> EXERCISE AIM
Begin at the first line of the data and copy each line through the one containing "import pandas as pd", that line included, with no pictures.

▼

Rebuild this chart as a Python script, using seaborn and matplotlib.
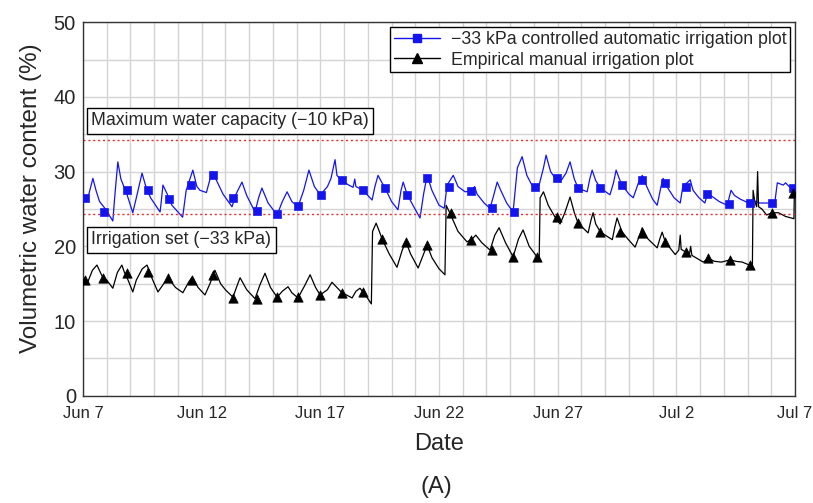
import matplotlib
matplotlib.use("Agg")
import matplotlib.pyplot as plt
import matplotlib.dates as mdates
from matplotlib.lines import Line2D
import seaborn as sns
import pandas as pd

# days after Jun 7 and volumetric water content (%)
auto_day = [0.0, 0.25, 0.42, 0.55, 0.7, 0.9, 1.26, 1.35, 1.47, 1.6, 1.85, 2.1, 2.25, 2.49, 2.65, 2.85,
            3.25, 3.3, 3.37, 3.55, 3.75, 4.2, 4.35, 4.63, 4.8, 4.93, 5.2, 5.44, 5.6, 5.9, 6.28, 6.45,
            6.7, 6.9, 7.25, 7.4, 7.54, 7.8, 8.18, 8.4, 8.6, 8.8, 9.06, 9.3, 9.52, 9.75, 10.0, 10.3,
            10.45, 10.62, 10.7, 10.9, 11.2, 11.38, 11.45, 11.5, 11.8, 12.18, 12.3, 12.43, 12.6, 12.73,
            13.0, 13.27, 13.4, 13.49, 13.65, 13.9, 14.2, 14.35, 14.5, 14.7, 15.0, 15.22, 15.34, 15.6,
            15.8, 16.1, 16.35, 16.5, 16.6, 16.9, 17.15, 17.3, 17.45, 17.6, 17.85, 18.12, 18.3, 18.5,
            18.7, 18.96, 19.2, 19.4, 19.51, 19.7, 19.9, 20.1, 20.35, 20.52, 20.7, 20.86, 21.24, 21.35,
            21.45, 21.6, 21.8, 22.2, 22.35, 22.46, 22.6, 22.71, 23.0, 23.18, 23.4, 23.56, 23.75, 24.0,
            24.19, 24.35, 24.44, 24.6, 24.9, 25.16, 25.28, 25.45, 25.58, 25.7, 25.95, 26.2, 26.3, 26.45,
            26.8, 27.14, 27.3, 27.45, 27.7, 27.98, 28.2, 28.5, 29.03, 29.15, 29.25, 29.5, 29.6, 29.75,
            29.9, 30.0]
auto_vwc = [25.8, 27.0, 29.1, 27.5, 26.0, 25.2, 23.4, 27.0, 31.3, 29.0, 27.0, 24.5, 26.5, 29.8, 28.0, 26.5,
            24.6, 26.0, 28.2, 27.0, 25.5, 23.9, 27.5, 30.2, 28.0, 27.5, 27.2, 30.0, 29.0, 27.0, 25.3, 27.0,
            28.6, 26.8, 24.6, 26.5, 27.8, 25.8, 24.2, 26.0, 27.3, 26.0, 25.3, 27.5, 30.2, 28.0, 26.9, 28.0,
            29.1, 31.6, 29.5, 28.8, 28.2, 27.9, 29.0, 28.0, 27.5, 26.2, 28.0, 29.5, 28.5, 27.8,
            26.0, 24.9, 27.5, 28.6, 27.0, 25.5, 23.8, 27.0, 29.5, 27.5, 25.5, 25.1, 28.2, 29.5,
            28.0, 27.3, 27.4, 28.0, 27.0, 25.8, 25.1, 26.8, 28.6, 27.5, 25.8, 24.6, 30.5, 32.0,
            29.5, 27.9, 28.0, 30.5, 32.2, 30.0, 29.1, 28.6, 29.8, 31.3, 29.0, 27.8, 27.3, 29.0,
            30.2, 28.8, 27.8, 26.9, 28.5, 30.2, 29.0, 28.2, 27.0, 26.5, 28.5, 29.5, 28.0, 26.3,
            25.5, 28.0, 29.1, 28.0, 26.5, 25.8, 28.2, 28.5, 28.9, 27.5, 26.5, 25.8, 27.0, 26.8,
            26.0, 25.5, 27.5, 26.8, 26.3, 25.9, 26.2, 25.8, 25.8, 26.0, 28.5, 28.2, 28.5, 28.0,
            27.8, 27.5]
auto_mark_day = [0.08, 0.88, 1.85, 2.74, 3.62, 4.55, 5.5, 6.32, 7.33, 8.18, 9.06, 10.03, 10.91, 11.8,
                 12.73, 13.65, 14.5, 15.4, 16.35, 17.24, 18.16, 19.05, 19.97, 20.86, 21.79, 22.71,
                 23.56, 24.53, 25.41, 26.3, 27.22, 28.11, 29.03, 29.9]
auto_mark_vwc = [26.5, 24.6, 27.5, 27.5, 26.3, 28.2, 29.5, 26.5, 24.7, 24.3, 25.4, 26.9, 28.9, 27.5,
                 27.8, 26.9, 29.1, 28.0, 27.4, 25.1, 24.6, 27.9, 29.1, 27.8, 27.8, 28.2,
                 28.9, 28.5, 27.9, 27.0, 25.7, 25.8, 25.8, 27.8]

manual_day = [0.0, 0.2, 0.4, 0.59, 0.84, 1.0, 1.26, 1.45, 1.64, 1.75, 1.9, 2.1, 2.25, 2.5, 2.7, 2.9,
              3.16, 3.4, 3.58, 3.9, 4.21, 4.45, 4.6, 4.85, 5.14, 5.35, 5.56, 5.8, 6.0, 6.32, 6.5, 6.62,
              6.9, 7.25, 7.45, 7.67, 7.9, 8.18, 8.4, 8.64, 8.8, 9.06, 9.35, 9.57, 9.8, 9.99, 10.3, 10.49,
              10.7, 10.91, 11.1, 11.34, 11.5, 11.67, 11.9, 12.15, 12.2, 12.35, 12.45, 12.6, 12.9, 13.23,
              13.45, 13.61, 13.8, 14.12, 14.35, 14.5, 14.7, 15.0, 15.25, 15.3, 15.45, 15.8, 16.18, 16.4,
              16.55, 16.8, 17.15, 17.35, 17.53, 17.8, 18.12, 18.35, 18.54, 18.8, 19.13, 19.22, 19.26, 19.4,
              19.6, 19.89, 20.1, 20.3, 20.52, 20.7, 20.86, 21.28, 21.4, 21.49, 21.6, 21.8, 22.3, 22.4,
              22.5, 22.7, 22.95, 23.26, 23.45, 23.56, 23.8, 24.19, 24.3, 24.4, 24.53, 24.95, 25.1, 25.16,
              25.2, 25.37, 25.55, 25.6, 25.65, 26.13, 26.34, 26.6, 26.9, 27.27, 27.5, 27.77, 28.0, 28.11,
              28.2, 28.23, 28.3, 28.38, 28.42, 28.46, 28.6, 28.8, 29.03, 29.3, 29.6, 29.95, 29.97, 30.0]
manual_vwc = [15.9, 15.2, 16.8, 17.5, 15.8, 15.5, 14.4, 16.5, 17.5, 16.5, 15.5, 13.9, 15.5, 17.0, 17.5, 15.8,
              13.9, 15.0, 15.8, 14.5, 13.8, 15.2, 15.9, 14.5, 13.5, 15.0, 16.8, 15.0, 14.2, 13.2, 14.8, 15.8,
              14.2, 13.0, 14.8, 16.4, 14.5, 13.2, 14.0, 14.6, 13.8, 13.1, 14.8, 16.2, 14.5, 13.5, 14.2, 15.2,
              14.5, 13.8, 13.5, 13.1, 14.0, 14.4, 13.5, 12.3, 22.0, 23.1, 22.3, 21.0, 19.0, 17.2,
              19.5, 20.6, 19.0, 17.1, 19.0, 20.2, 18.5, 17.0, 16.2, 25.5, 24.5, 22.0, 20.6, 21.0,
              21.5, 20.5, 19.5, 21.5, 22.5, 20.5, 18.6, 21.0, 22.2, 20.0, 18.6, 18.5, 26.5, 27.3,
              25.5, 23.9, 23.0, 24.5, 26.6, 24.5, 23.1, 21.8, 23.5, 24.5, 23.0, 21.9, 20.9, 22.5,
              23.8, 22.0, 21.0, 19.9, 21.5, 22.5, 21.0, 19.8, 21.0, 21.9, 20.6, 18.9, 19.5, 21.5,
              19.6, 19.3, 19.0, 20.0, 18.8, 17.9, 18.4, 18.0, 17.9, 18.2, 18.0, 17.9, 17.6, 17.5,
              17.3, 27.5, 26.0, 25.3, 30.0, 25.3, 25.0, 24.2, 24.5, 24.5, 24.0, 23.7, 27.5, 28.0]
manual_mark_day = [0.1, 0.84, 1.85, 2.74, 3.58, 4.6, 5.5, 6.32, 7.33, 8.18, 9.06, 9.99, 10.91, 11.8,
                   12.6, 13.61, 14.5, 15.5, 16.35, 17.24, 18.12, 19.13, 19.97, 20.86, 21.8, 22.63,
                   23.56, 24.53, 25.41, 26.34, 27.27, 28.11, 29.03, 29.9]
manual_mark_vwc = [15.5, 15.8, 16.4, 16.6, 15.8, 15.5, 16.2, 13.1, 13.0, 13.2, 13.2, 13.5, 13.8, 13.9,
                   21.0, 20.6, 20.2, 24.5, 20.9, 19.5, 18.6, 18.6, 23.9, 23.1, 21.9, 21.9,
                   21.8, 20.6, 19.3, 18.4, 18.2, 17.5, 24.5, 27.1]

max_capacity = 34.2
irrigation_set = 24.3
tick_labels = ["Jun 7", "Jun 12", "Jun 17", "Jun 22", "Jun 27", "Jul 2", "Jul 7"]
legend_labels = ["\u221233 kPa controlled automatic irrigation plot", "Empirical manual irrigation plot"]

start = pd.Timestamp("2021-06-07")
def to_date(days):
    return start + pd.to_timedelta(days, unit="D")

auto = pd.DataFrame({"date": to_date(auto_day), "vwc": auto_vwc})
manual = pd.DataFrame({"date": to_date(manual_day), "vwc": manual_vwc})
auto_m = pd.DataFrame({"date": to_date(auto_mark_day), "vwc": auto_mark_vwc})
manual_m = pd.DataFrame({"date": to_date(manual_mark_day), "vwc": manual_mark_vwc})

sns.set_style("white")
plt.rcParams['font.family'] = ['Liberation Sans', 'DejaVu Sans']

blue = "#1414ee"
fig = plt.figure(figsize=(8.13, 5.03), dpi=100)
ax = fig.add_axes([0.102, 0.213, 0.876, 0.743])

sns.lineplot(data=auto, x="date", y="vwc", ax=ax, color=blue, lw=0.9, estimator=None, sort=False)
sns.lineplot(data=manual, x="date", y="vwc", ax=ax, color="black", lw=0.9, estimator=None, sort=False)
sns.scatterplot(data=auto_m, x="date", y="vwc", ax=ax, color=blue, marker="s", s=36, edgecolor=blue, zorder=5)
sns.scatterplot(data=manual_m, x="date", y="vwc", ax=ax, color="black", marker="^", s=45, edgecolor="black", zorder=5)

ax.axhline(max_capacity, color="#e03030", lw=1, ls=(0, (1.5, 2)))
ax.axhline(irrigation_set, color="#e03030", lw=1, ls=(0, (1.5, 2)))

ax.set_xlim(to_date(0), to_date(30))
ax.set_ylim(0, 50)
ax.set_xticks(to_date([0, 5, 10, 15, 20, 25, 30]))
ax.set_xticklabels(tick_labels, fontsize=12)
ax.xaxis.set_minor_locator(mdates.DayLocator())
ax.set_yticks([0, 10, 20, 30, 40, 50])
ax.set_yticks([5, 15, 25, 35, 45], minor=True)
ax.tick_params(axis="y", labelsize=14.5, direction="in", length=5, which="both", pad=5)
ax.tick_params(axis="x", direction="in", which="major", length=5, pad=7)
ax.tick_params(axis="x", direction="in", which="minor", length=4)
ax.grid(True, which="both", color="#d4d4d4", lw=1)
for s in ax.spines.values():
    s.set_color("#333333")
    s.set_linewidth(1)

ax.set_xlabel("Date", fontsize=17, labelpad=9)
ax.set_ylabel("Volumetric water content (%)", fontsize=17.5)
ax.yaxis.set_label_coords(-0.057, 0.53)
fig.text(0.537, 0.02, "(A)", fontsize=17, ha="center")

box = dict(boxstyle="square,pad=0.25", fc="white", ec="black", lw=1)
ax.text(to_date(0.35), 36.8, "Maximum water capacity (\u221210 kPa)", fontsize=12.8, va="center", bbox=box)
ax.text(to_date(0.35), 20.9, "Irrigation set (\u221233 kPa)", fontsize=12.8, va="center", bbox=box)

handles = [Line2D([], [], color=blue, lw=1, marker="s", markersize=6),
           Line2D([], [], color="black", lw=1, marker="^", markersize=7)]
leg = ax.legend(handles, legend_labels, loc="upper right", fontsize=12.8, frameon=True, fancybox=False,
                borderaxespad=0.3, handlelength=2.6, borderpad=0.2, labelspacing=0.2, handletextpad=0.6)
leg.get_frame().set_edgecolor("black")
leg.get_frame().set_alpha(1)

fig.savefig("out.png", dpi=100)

▲

> THE RESULT
Rebuild this chart as a Python script, using seaborn and matplotlib.
import matplotlib
matplotlib.use("Agg")
import matplotlib.pyplot as plt
import matplotlib.dates as mdates
from matplotlib.lines import Line2D
import seaborn as sns
import pandas as pd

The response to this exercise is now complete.